New Flames structure failing to generate necessary urgency

The Winnipeg Jets won their third straight game with a 3-2 win over the Calgary Flames to open a three-game set.

The coach called some of his players dopey and blamed several bad penalties on the loss.

Fact is, the minutiae of the Calgary Flames’ latest in a string of four losses is irrelevant, as it’s just a slightly different spin on the same old story of late.

How they lost is secondary to figuring out how this group can possibly keep the faith -- not just that it can pull off a miracle to get back into the playoff race, but that it can somehow find ways to score goals again under their new structure.

A 3-2 loss Friday to a formidable Winnipeg squad puts the Flames' goal tally at four over their last four outings, leaving them four points back of fourth-place Montreal, which has four games in hand.

At a scoring clip like that Jacques Plante couldn’t save this bunch.

Both Flames goals came from redirects two feet from the goal line, on a night when the Flames had just five high danger scoring chances.

The Jets had nine.

Don’t pay attention to the score -- this one wasn’t close.

Perhaps the game -- and the Flames' situation these days -- was best summed up by a solid opening eight minutes in which the Flames only managed to muster a single shot on goal.

Their anemic offence, which is now based around winning puck battles following dump-ins, isn’t generating any semblance of sustained pressure of late.

“You’ve got to play with pace,” said Sutter when asked about how his players can maintain belief in a system they haven’t had any success with of late. “The system, all it is, is faster than the one they were playing, and that’s difficult to grasp. It has nothing to do with anything else. The scoring chances were on the forecheck and very little on the rush, which indicates the puck isn’t moving fast enough or some of our players aren’t.”

Yet, there were the Flames, fighting back from a 2-0 second intermission deficit, to make it interesting after Milan Lucic had one pinball off him and Josh Morrissey in the crease with 13 minutes left.

With eight minutes remaining Lucic was whistled for boarding Mason Appleton, drawing attention from Neal Pionk, who was promptly decked by a Lucic right hand.

While Lucic served four minutes in the box Jacob Markstrom complicated comeback efforts by firing the puck into the stands for a delay of game penalty that gave one of the NHL’s best power plays an easy five-on-three goal by Paul Stastny.

That goal stood as the game-winner, as a Matthew Tkachuk goal with the goalie pulled and two minutes remaining, created a façade this one was a nail biter.

Not in the least.

“The five-on-three is clearly the difference in the game,” said Sutter, who could be seen behind the bench vehemently disagreeing with the extra roughing call Lucic received.
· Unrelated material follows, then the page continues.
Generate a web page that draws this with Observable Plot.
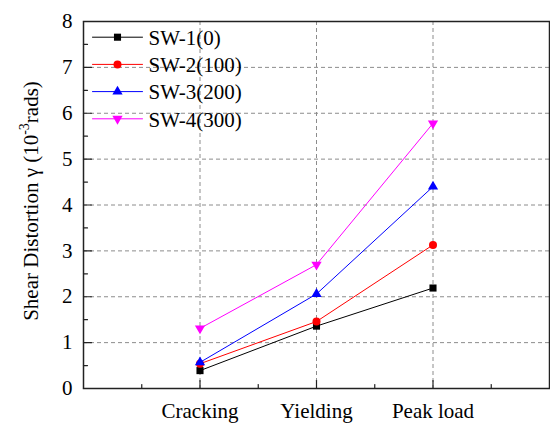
<!DOCTYPE html>
<html>
<head>
<meta charset="utf-8">
<script src="https://cdn.jsdelivr.net/npm/d3@7"></script>
<script src="https://cdn.jsdelivr.net/npm/@observablehq/plot@0.6"></script>
<style>
  html, body { margin: 0; padding: 0; background: white; }
  #chart svg { display: block; }
</style>
</head>
<body>
<div id="chart"></div>
<script>
const stages = ["Cracking", "Yielding", "Peak load"];
const seriesNames = ["SW-1(0)", "SW-2(100)", "SW-3(200)", "SW-4(300)"];
const sw1 = [0.39, 1.36, 2.19];
const sw2 = [0.54, 1.46, 3.13];
const sw3 = [0.57, 2.06, 4.40];
const sw4 = [1.31, 2.70, 5.78];
const seriesValues = [sw1, sw2, sw3, sw4];
const colors = ["#000000", "#ff0000", "#0000ff", "#ff00ff"];
const symbols = ["square", "circle", "triangle", "triangle"];
const rotations = [0, 0, 0, 180];
const radii = [4.0, 4.0, 3.8, 3.8];
const yTicks = [0, 1, 2, 3, 4, 5, 6, 7, 8];
const yMinor = [0.5, 1.5, 2.5, 3.5, 4.5, 5.5, 6.5, 7.5];
const xTicks = [1, 2, 3];
const xMinor = [0.5, 1.5, 2.5, 3.5];

const data = [];
seriesNames.forEach((s, si) => {
  seriesValues[si].forEach((v, i) => data.push({series: s, x: i + 1, value: v}));
});

const font = "Liberation Serif";
const lineShape = {draw(context, l) { context.moveTo(0, 0); context.lineTo(0, -l); }};

const marks = [
  Plot.gridY([1, 2, 3, 4, 5, 6, 7], {stroke: "#8c8c8c", strokeOpacity: 1, strokeDasharray: "4,3", strokeWidth: 1}),
  Plot.gridX(xTicks, {stroke: "#8c8c8c", strokeOpacity: 1, strokeDasharray: "4,3", strokeWidth: 1}),
  Plot.vector(yTicks, {x: 0, y: d => d, length: 8, rotate: 90, anchor: "start", shape: lineShape, stroke: "#222", strokeWidth: 1.2}),
  Plot.vector(yMinor, {x: 0, y: d => d, length: 4, rotate: 90, anchor: "start", shape: lineShape, stroke: "#222", strokeWidth: 1.2}),
  Plot.vector(xTicks, {x: d => d, y: 0, length: 8, rotate: 0, anchor: "start", shape: lineShape, stroke: "#222", strokeWidth: 1.2}),
  Plot.vector(xMinor, {x: d => d, y: 0, length: 4, rotate: 0, anchor: "start", shape: lineShape, stroke: "#222", strokeWidth: 1.2}),
  Plot.axisY(yTicks, {tickSize: 0, tickPadding: 11, label: null, fontSize: 21, fontFamily: font, fontVariant: "normal", fill: "#000"}),
  Plot.axisX(xTicks, {tickSize: 0, tickPadding: 15, label: null, fontSize: 21, fontFamily: font, fontVariant: "normal", fill: "#000", tickFormat: d => stages[d - 1]}),
];

seriesNames.forEach((s, si) => {
  const d = data.filter(r => r.series === s);
  marks.push(Plot.line(d, {x: "x", y: "value", stroke: colors[si], strokeWidth: 1}));
  marks.push(Plot.dot(d, {x: "x", y: "value", symbol: symbols[si], fill: colors[si], r: radii[si], rotate: rotations[si]}));
  const dy = 15.7 + si * 27.2;
  marks.push(Plot.vector([0], {frameAnchor: "top-left", dx: 9, dy, length: 50, rotate: 90, anchor: "start", shape: lineShape, stroke: colors[si], strokeWidth: 1}));
  marks.push(Plot.dot([0], {frameAnchor: "top-left", dx: 34, dy, symbol: symbols[si], fill: colors[si], r: radii[si], rotate: rotations[si]}));
  marks.push(Plot.text([s], {frameAnchor: "top-left", dx: 65, dy: dy + 1, text: d => d, textAnchor: "start", lineAnchor: "middle", fontSize: 21, fontFamily: font, fill: "#000"}));
});

marks.push(Plot.frame({stroke: "#222", strokeWidth: 1.5}));

const chart = Plot.plot({
  width: 550,
  height: 427,
  marginLeft: 83,
  marginRight: 1,
  marginTop: 21,
  marginBottom: 39,
  x: {domain: [0, 4], axis: null},
  y: {domain: [0, 8], axis: null},
  marks
});

const svg = d3.select(chart);
const label = svg.append("text")
  .attr("transform", "translate(38,201) rotate(-90)")
  .attr("text-anchor", "middle")
  .attr("font-family", font)
  .attr("font-size", 21)
  .attr("fill", "#000");
label.append("tspan").text("Shear Distortion γ (10");
label.append("tspan").attr("font-size", 14).attr("dy", "-9").text("-3");
label.append("tspan").attr("dy", "9").text("rads)");

document.getElementById("chart").appendChild(chart);
</script>
</body>
</html>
“Obviously tonight the difference is we took a dumb high sticking penalty (by Dillon Dube) and they scored on it right away (10 minutes into the game), then we took a shoot it out of play for a five-on-three.

“We had some real dopey players in the first period -- it cost us the game. We had some dopey players who didn’t wake up until we were down a goal, which is unfortunate. The urgency is there when we’re down a goal but you have to have the strength and mental toughness to play through that. You don’t always have the lead.”

Illustrating his point is the fact the Flames had just 13 shots on goal after two periods before perking up for the third period with a level of desperation missing in the opening 40.

Sutter has certainly fixed the team’s glaring work ethic issues since he’s arrived, but the trade-off is that an increased demand on details appears to be affecting the creativity and finish of a team that rarely looks dangerous offensively anymore.

The Flames, who are now 4-5 under Sutter, host Winnipeg again Saturday and Monday.

“Lose another one-goal game,” said a pensive Lucic, whose post-game body language understandably suggested this team is out of answers and, likely, hope.

“It sucks because we’re running out of time and running out of games. We’ve got to start getting in the win column if we’re going to have any sort of chance.”

To do that they'll have to figure out how to get it in the net first.